Desperation is rarely a positive quality, but armed with a guitar and a fractured howl, Car Seat Headrest’s Will Toledo contorts it into a full-fledged talent.
If writing sad songs is complicated, then writing flat-out desperate songs comes with equal baggage, yet twice the dignity at stake. Confessional songwriting sees plenty of critical praise for its bravery, though its success usually hinges on a kind of honesty that elicits understanding. Car Seat Headrest’s “Drunk Drivers/Killer Whales” does not do that. It offers neither perspective, nor composure, as Toledo’s alter ego debates whether or not to drive drunk. Nearly everything sounds unredeemable, and yet, the song is one of my favorites so far this year.
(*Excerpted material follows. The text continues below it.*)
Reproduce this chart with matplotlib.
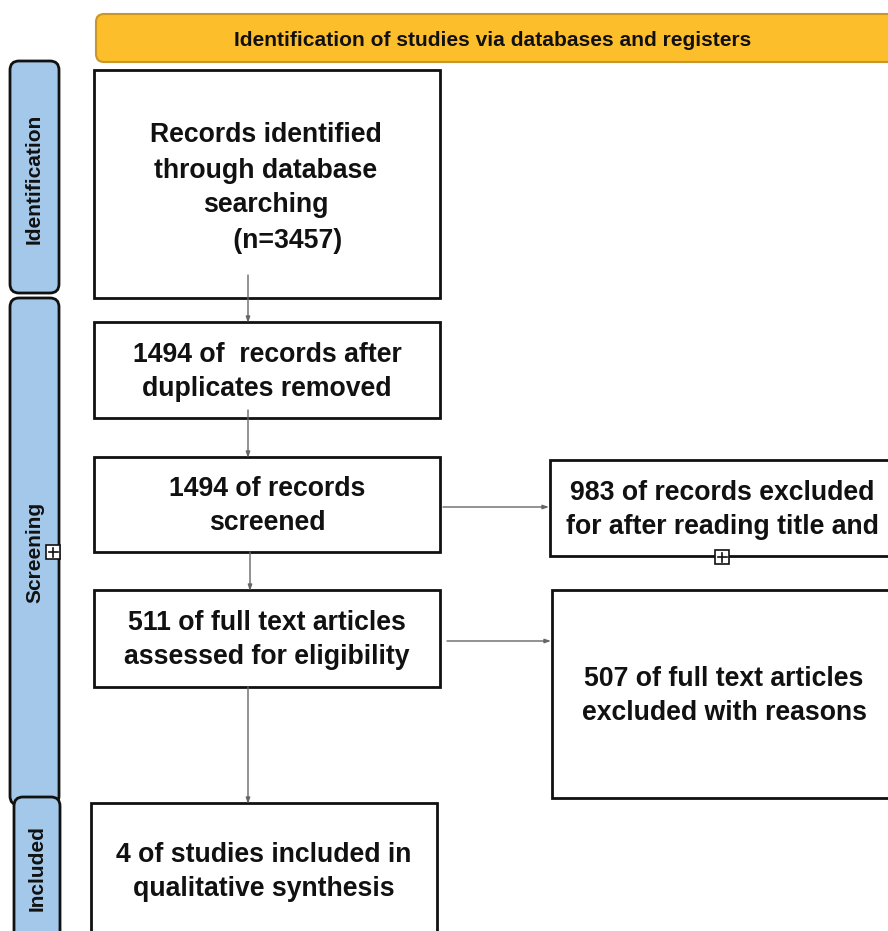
import matplotlib
matplotlib.use("Agg")
import matplotlib.pyplot as plt
from matplotlib.patches import FancyBboxPatch, Rectangle

W, H = 888, 931
plt.rcParams['font.family'] = ['Liberation Sans', 'DejaVu Sans']

banner_text = "Identification of studies via databases and registers"
phase_labels = ["Identification", "Screening", "Included"]
box_texts = [
    "Records identified\nthrough database\nsearching\n      (n=3457)",
    "1494 of  records after\nduplicates removed",
    "1494 of records\nscreened",
    "983 of records excluded\nfor after reading title and",
    "511 of full text articles\nassessed for eligibility",
    "507 of full text articles\nexcluded with reasons",
    "4 of studies included in\nqualitative synthesis",
]

# layout (pixel coordinates): x0, y0, x1, y1
phase_boxes = [(10, 61, 59, 293), (10, 298, 59, 805), (14, 797, 60, 960)]
phase_text_y = [179, 552, 868]
boxes = [
    (94, 70, 440, 298),
    (94, 322, 440, 418),
    (94, 457, 440, 552),
    (550, 460, 894, 556),
    (94, 590, 440, 687),
    (552, 590, 897, 798),
    (91, 803, 437, 940),
]
text_pos = [(266, 188), (267, 372), (267, 506), (722, 510), (267, 640), (724, 696), (264, 872)]
arrows = [
    ((248, 275), (248, 323)),
    ((248, 410), (248, 458)),
    ((250, 552), (250, 591)),
    ((248, 687), (248, 804)),
    ((443, 507), (549, 507)),
    ((447, 641), (551, 641)),
]
icons = [(53, 552), (722, 557)]

fig = plt.figure(figsize=(W / 100, H / 100), dpi=100)
ax = fig.add_axes([0, 0, 1, 1])
ax.set_xlim(0, W)
ax.set_ylim(H, 0)
ax.axis('off')

# banner
ax.add_patch(FancyBboxPatch((96, 14), 820, 48, boxstyle="round,pad=0,rounding_size=8",
                            facecolor="#FDBE2C", edgecolor="#C9962A", lw=1.5))
ax.text(493, 40, banner_text, ha='center', va='center', fontsize=15.1,
        fontweight='bold', color='#111111')

# phase bars
for (x0, y0, x1, y1), lab, ty in zip(phase_boxes, phase_labels, phase_text_y):
    ax.add_patch(FancyBboxPatch((x0, y0), x1 - x0, y1 - y0,
                                boxstyle="round,pad=0,rounding_size=9",
                                facecolor="#A4C8E9", edgecolor="#111111", lw=2))
    ax.text((x0 + x1) / 2, ty, lab, rotation=90, ha='center', va='center',
            fontsize=15, fontweight='bold', color='#111111')

# boxes
for (x0, y0, x1, y1), t, (tx, ty) in zip(boxes, box_texts, text_pos):
    ax.add_patch(Rectangle((x0, y0), x1 - x0, y1 - y0, facecolor='white',
                           edgecolor='#111111', lw=2))
    ax.text(tx, ty, t, ha='center', va='center', fontsize=19.2, fontweight='bold',
            color='#111111', linespacing=1.45)

# arrows
for (p0, p1) in arrows:
    ax.annotate("", xy=p1, xytext=p0,
                arrowprops=dict(arrowstyle="-|>,head_length=0.35,head_width=0.12",
                                color="#666666", lw=1, shrinkA=0, shrinkB=0))

# small icons
for (cx, cy) in icons:
    s = 14
    ax.add_patch(Rectangle((cx - s / 2, cy - s / 2), s, s, facecolor='white',
                           edgecolor='#111111', lw=1.2, zorder=5))
    ax.plot([cx - 4.5, cx + 4.5], [cy, cy], color='#111111', lw=1.2, zorder=6)
    ax.plot([cx, cx], [cy - 4.5, cy + 4.5], color='#111111', lw=1.2, zorder=6)

fig.savefig("out.png", dpi=100)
From the safe distance of a persona within a concept album (the upcoming Teens of Denial), Toledo gets away with exploring the track’s delicate subject matter and catastrophic emotional territory because of his nuanced songwriting. The song’s narrator doesn’t pretend to have a grip. He doesn’t angle for pity or even understanding; instead, he pushes back against both out of self-disgust. Recognizing that scraps of credibility can be salvaged by admitting that you’ve messed up, “Drunk Drivers/Killer Whales” catches him in a moment where he doesn’t have much left to lose, so his broken confessions wind up feeling like a step in the right direction. We never get a real moment of triumph, or even any assurance that he’ll stay off the road that night, but all the elements that make the track unsettling are the same ones that make it so powerful. Toledo’s uncompromising approach to a stomach-turning narrative feels like as much of a win as any desperate song could ask for.